What You Need To Know

  • Preliminary reports of a national trial of Remdesivir show hospitalized patients were sent home about four days sooner.

  • In national trial's second phase, Remdesivir will be paired with anti-inflammatory drug Baricitinib.

  • All patients will receive Remdesivir and half will also get Baricitinib; the other half will get a placebo.

Preliminary reports from the first phase of the trial sponsored by the National Institute of Allergy and Infectious Disease show that patients receiving Remdesivir were discharged from the hospital on average about four days sooner than those who got the placebo.

The anti-viral drug was granted emergency authorization by the Food and Drug Administration earlier this month.

“Remdesivir is quite a remarkable medication,” Dr. Barry Zingman, clinical director of infectious disease at Montefiore Medical Center said. “It has very little chance of side effects and for the right people, it works very well.

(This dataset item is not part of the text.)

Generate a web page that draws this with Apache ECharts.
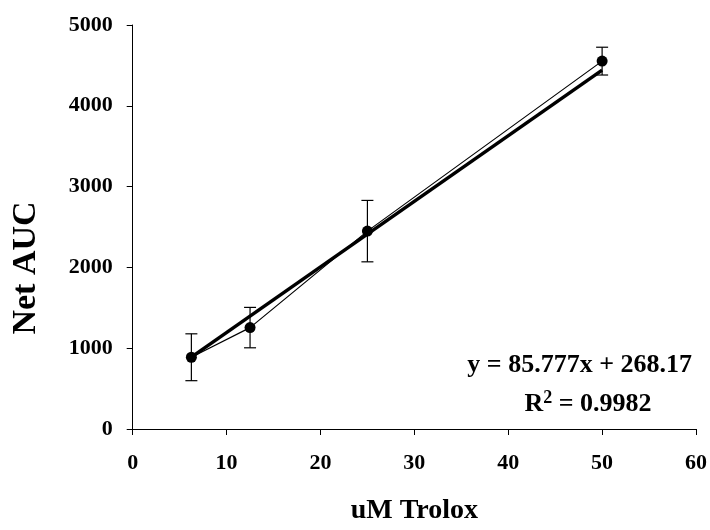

It certainly works better than anything else that is available at helping people recover faster, at helping people get off oxygen, to get back to activities of daily living and it cuts the chance of dying from COVID19.”

But the preliminary reports also show that the sickest patients, largely those requiring mechanical ventilation, did not benefit from the drug.

During the trial’s second phase, pairing Remdesivir with anti-inflammatory drug Baricitinib, researchers hope that the sickest patients can get well. The theory is that part of the harm inflicted by COVID19 is the body’s own inflammatory response.

“For some people, that inflammation is mild, but in many others, particularly the sickest patients, that inflammation becomes a driver of the illness itself, becomes a driver of the damage being done, so the virus may actually be much less important at that point and now it is the inflammation that is ongoing and doing its own damage and feeding into itself,” Zingman explained.

All patients will receive Remdesivir and half will also get Baricitinib. The other half will get a placebo.

“The new phase of the [trial] is looking at whether combining an anti-viral medication with an anti-inflammatory can both prevent people from developing so much inflammation, as well as if you already have that inflammation can you treat it better than just with the anti-viral alone?” Zingman said. 

The second phase of the national clinical trial is underway and will likely enroll about 1,000 patients across 100 hospitals, including at Montefiore.